Pursuant to the Capital Market Act No. 26,831, all high-value transactions made between Pampa and individuals and/or legal entities which, pursuant to the applicable regulations in force, are considered ‘related parties’ will be subject to a specific prior authorization and control procedure to be carried out under the supervision of Pampa’s executive legal department and which involves both Pampa’s Board of Directors and its Audit Committee (as applicable).
In line with the Code’s recommendations, in 2008 Pampa’s Board of Directors approved the implementation of a self-assessment questionnaire to annually examine and assess its own performance and management.
The Company’s executive legal affairs department is in charge of examining and filing each individual questionnaire; afterwards, based on the results, it will submit to Pampa’s Board of Directors all measures deemed useful to improve the performance of the Board of Directors’ duties.
In the year 2009, Pampa’s Management Committee approved the Relevant Information Disclosure Policy in order to regulate the basic principles guiding the operation of the processes to be followed when publishing information relevant to Pampa in accordance with the regulatory requirements imposed by the securities markets where Pampa’s securities are traded or those in which Pampa is a registered issuer.

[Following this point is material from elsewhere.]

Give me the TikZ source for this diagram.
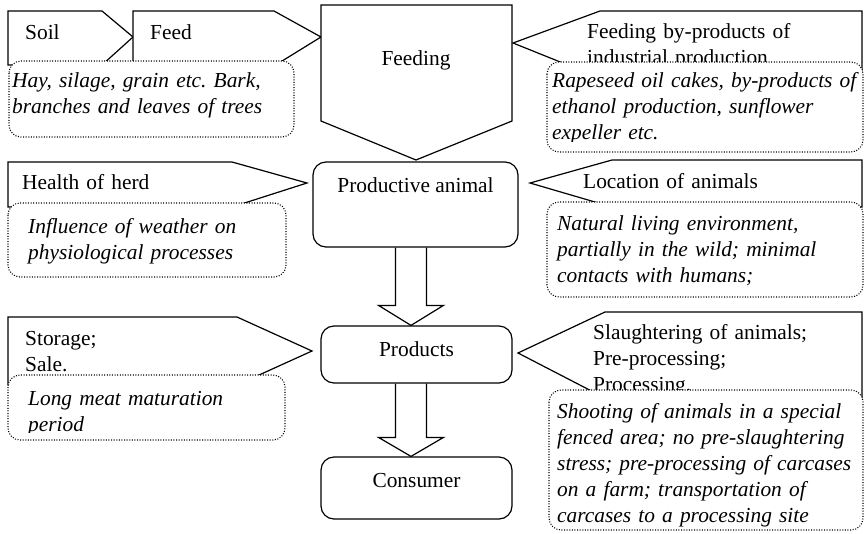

In the year 2010, in accordance with the provisions of the U.S. Foreign Corrupt Act and in addition to the Code of Business Conduct, Pampa adopted the Fraudulent Practices Prevention Program, which sets out the responsibilities, duties and methodology necessary to prevent and detect any misconduct and/or fraudulent behavior within Pampa and/or any Pampa Group company.
On April 26, 2017 Pampa’s Board of Directors approved the Quality, Safety, Environment and Labor Health Policy to continue meeting the standards for operating the oil & gas exploration and production, power generation, electricity distribution, refining and distribution segment and petrochemical segments with the highest safety possible within the ordinary course of each activity.